* [Instructions to follow]:
Write the listing below out again exactly, dropping the images.

* [Raw data]:
==*==

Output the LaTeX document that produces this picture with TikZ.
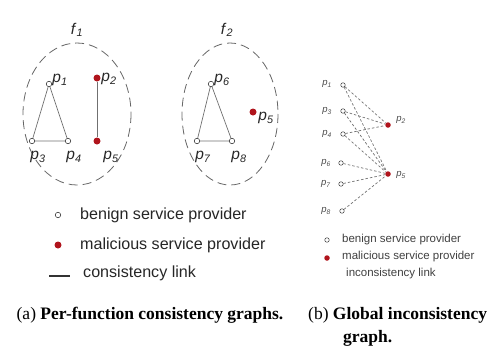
\documentclass[tikz,border=0pt]{standalone}
\usepackage{fontspec}
\setmainfont{Liberation Serif}
\setsansfont{Liberation Sans}
\usetikzlibrary{positioning}
\definecolor{malred}{HTML}{B0141C}
\definecolor{linkgray}{HTML}{707070}
\newcommand{\pl}[1]{\textit{p}\textsubscript{\textit{#1}}}

\begin{document}
\begin{tikzpicture}[x=1pt,y=-1pt,
    benign/.style={circle,draw=black!75,fill=white,inner sep=0pt,minimum size=5.5pt,line width=0.6pt},
    malicious/.style={circle,fill=malred,inner sep=0pt,minimum size=7pt},
    sbenign/.style={benign,minimum size=4.5pt,line width=0.5pt},
    smalicious/.style={malicious,minimum size=5.5pt},
    conlink/.style={draw=linkgray,line width=0.7pt},
    inclink/.style={draw=black!55,dash pattern=on 2.5pt off 2pt,line width=0.7pt},
    grp/.style={draw=black!60,dash pattern=on 9pt off 5pt,line width=0.8pt},
    biglbl/.style={font=\sffamily\fontsize{15.5}{17}\selectfont,inner sep=0pt,text=black!85},
    smalllbl/.style={font=\sffamily\fontsize{9.5}{11}\selectfont,inner sep=0pt,text=black!70},
    legend/.style={font=\sffamily\fontsize{16.1}{18}\selectfont,inner sep=0pt,anchor=west,text=black!85},
    slegend/.style={font=\sffamily\fontsize{11.5}{13}\selectfont,inner sep=0pt,anchor=west,text=black!75},
    caption/.style={font=\fontsize{17.5}{20}\selectfont,inner sep=0pt}]
  \useasboundingbox (0,0) rectangle (491,351);

  % per-function groups
  \draw[grp] (77,114) ellipse [x radius=54, y radius=71];
  \draw[grp] (230,114) ellipse [x radius=48, y radius=71];
  \node[biglbl] (f1) at (77,30) {\textit{f}\textsubscript{\textit{1}}};
  \node[biglbl] (f2) at (227,30) {\textit{f}\textsubscript{\textit{2}}};

  % f1 providers
  \node[benign] (a1) at (49,84) {};
  \node[benign] (a3) at (32,141) {};
  \node[benign] (a4) at (68,141) {};
  \node[malicious] (a2) at (97,78) {};
  \node[malicious] (a5) at (97,141) {};
  \draw[conlink] (a1) -- (a3) -- (a4) -- (a1);
  \draw[conlink] (a2) -- (a5);
  \node[biglbl] at (60,80) {\pl{1}};
  \node[biglbl] at (109,79) {\pl{2}};
  \node[biglbl] at (38,157) {\pl{3}};
  \node[biglbl] at (74,157) {\pl{4}};
  \node[biglbl] at (111,157) {\pl{5}};

  % f2 providers
  \node[benign] (b6) at (211,84) {};
  \node[benign] (b7) at (197,141) {};
  \node[benign] (b8) at (232,141) {};
  \node[malicious] (b5) at (253,112) {};
  \draw[conlink] (b6) -- (b7) -- (b8) -- (b6);
  \node[biglbl] at (222,80) {\pl{6}};
  \node[biglbl] at (203,157) {\pl{7}};
  \node[biglbl] at (239,157) {\pl{8}};
  \node[biglbl] at (266,118) {\pl{5}};

  % global inconsistency graph
  \node[sbenign] (g1) at (343,85) {};
  \node[sbenign] (g3) at (343,111) {};
  \node[sbenign] (g4) at (343,134) {};
  \node[sbenign] (g6) at (341,163) {};
  \node[sbenign] (g7) at (341,184) {};
  \node[sbenign] (g8) at (342,211) {};
  \node[smalicious] (g2) at (388,125) {};
  \node[smalicious] (g5) at (388,174) {};
  \foreach \i in {1,3,4}
    \draw[inclink] (g\i) -- (g2);
  \foreach \i in {1,3,4,6,7,8}
    \draw[inclink] (g\i) -- (g5);
  \node[smalllbl] at (327,84) {\pl{1}};
  \node[smalllbl] at (327,111) {\pl{3}};
  \node[smalllbl] at (327,134) {\pl{4}};
  \node[smalllbl] at (326,163) {\pl{6}};
  \node[smalllbl] at (326,184) {\pl{7}};
  \node[smalllbl] at (326,211) {\pl{8}};
  \node[smalllbl] at (401,120) {\pl{2}};
  \node[smalllbl] at (401,175) {\pl{5}};

  % legend (a)
  \node[benign] (la) at (58,215) {};
  \node[malicious] (lb) at (58,245) {};
  \coordinate (lc1) at (49,276);
  \coordinate (lc2) at (70,276);
  \draw[line width=1.2pt,black!80] (lc1) -- (lc2);
  \node[legend] at (80,215) {benign service provider};
  \node[legend] at (80,245) {malicious service provider};
  \node[legend] at (83,273) {consistency link};

  % legend (b)
  \node[sbenign] (ra) at (327,240) {};
  \node[smalicious] (rb) at (327,258) {};
  \node[slegend] at (342,240) {benign service provider};
  \node[slegend] at (342,257) {malicious service provider};
  \node[slegend] at (346,274) {inconsistency link};

  % captions
  \node[caption] (capa) at (150,315) {(a) \textbf{Per-function consistency graphs.}};
  \node[caption,anchor=west] (capb) at (308,315) {(b) \textbf{Global inconsistency}};
  \node[caption,anchor=west] (capb2) at (343,338) {\textbf{graph.}};
\end{tikzpicture}
\end{document}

==*==

* [Finished answer]:
Output the LaTeX document that produces this picture with TikZ.
\documentclass[tikz,border=0pt]{standalone}
\usepackage{fontspec}
\setmainfont{Liberation Serif}
\setsansfont{Liberation Sans}
\usetikzlibrary{positioning}
\definecolor{malred}{HTML}{B0141C}
\definecolor{linkgray}{HTML}{707070}
\newcommand{\pl}[1]{\textit{p}\textsubscript{\textit{#1}}}

\begin{document}
\begin{tikzpicture}[x=1pt,y=-1pt,
    benign/.style={circle,draw=black!75,fill=white,inner sep=0pt,minimum size=5.5pt,line width=0.6pt},
    malicious/.style={circle,fill=malred,inner sep=0pt,minimum size=7pt},
    sbenign/.style={benign,minimum size=4.5pt,line width=0.5pt},
    smalicious/.style={malicious,minimum size=5.5pt},
    conlink/.style={draw=linkgray,line width=0.7pt},
    inclink/.style={draw=black!55,dash pattern=on 2.5pt off 2pt,line width=0.7pt},
    grp/.style={draw=black!60,dash pattern=on 9pt off 5pt,line width=0.8pt},
    biglbl/.style={font=\sffamily\fontsize{15.5}{17}\selectfont,inner sep=0pt,text=black!85},
    smalllbl/.style={font=\sffamily\fontsize{9.5}{11}\selectfont,inner sep=0pt,text=black!70},
    legend/.style={font=\sffamily\fontsize{16.1}{18}\selectfont,inner sep=0pt,anchor=west,text=black!85},
    slegend/.style={font=\sffamily\fontsize{11.5}{13}\selectfont,inner sep=0pt,anchor=west,text=black!75},
    caption/.style={font=\fontsize{17.5}{20}\selectfont,inner sep=0pt}]
  \useasboundingbox (0,0) rectangle (491,351);

  % per-function groups
  \draw[grp] (77,114) ellipse [x radius=54, y radius=71];
  \draw[grp] (230,114) ellipse [x radius=48, y radius=71];
  \node[biglbl] (f1) at (77,30) {\textit{f}\textsubscript{\textit{1}}};
  \node[biglbl] (f2) at (227,30) {\textit{f}\textsubscript{\textit{2}}};

  % f1 providers
  \node[benign] (a1) at (49,84) {};
  \node[benign] (a3) at (32,141) {};
  \node[benign] (a4) at (68,141) {};
  \node[malicious] (a2) at (97,78) {};
  \node[malicious] (a5) at (97,141) {};
  \draw[conlink] (a1) -- (a3) -- (a4) -- (a1);
  \draw[conlink] (a2) -- (a5);
  \node[biglbl] at (60,80) {\pl{1}};
  \node[biglbl] at (109,79) {\pl{2}};
  \node[biglbl] at (38,157) {\pl{3}};
  \node[biglbl] at (74,157) {\pl{4}};
  \node[biglbl] at (111,157) {\pl{5}};

  % f2 providers
  \node[benign] (b6) at (211,84) {};
  \node[benign] (b7) at (197,141) {};
  \node[benign] (b8) at (232,141) {};
  \node[malicious] (b5) at (253,112) {};
  \draw[conlink] (b6) -- (b7) -- (b8) -- (b6);
  \node[biglbl] at (222,80) {\pl{6}};
  \node[biglbl] at (203,157) {\pl{7}};
  \node[biglbl] at (239,157) {\pl{8}};
  \node[biglbl] at (266,118) {\pl{5}};

  % global inconsistency graph
  \node[sbenign] (g1) at (343,85) {};
  \node[sbenign] (g3) at (343,111) {};
  \node[sbenign] (g4) at (343,134) {};
  \node[sbenign] (g6) at (341,163) {};
  \node[sbenign] (g7) at (341,184) {};
  \node[sbenign] (g8) at (342,211) {};
  \node[smalicious] (g2) at (388,125) {};
  \node[smalicious] (g5) at (388,174) {};
  \foreach \i in {1,3,4}
    \draw[inclink] (g\i) -- (g2);
  \foreach \i in {1,3,4,6,7,8}
    \draw[inclink] (g\i) -- (g5);
  \node[smalllbl] at (327,84) {\pl{1}};
  \node[smalllbl] at (327,111) {\pl{3}};
  \node[smalllbl] at (327,134) {\pl{4}};
  \node[smalllbl] at (326,163) {\pl{6}};
  \node[smalllbl] at (326,184) {\pl{7}};
  \node[smalllbl] at (326,211) {\pl{8}};
  \node[smalllbl] at (401,120) {\pl{2}};
  \node[smalllbl] at (401,175) {\pl{5}};

  % legend (a)
  \node[benign] (la) at (58,215) {};
  \node[malicious] (lb) at (58,245) {};
  \coordinate (lc1) at (49,276);
  \coordinate (lc2) at (70,276);
  \draw[line width=1.2pt,black!80] (lc1) -- (lc2);
  \node[legend] at (80,215) {benign service provider};
  \node[legend] at (80,245) {malicious service provider};
  \node[legend] at (83,273) {consistency link};

  % legend (b)
  \node[sbenign] (ra) at (327,240) {};
  \node[smalicious] (rb) at (327,258) {};
  \node[slegend] at (342,240) {benign service provider};
  \node[slegend] at (342,257) {malicious service provider};
  \node[slegend] at (346,274) {inconsistency link};

  % captions
  \node[caption] (capa) at (150,315) {(a) \textbf{Per-function consistency graphs.}};
  \node[caption,anchor=west] (capb) at (308,315) {(b) \textbf{Global inconsistency}};
  \node[caption,anchor=west] (capb2) at (343,338) {\textbf{graph.}};
\end{tikzpicture}
\end{document}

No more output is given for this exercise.